The Kulluk rig, carrying 155,000 gallons of fuel, is still stuck in an area near Kodiak Island. According to Shell officials, there is no evidence of "sheening" in the area, meaning that for the time being, it seems no oil has leaked from the rig.
"This is just the most recent incident in Shell's attempt to drill offshore in the Arctic," said congressman Edward Markey, D-Mass. "It raises serious questions about the company's ability to conduct these operations safely and in a way that protects the environment."
"This string of mishaps with Shell makes it crystal clear that we are not ready to drill in the Arctic," said Chuck Clusen, the National Resources Defense Council's director of Alaska projects.
Fortunately for concerned activists, it seems this mishap will negatively affect Shell's 2013 timetable, with Shell currently clueless as to how long it will take to retrieve the rig.
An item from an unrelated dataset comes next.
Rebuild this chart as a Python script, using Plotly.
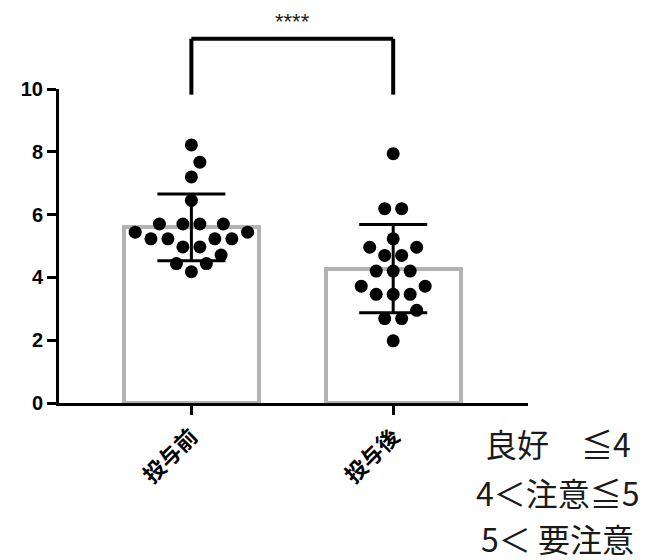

The damage done to it is still being assessed, with salvage experts having been flown to the site on January 2 and 3.
All in all, it looks as though Shell's Arctic project is having as little luck this year as during 2012. Moreover, activists and organizations plan to launch another fightback against Arctic drilling this year.
Greenpeace remarked that the Kulluk rig is "an aging, rusty vessel - not the state-of-the-art fleet that Shell has been boasting about."
Today, 45 House Democrats called on the Interior Department and the U.S. Coast Guard to conduct a formal investigation of the grounding of the Shell rig. The Democrats belong to the House Sustainable Energy and Environment Coalition; in a joint statement, they noted, "The recent grounding of Shell's Kulluk rig amplifies the risks of drilling in the Arctic. This is the latest in a series of alarming blunders." This is a "serious incident," they added, that warrants thorough investigation.
"Shell is not Arctic-ready," said Clusen. "We have lost all faith in Shell, and they certainly don't have any credibility left."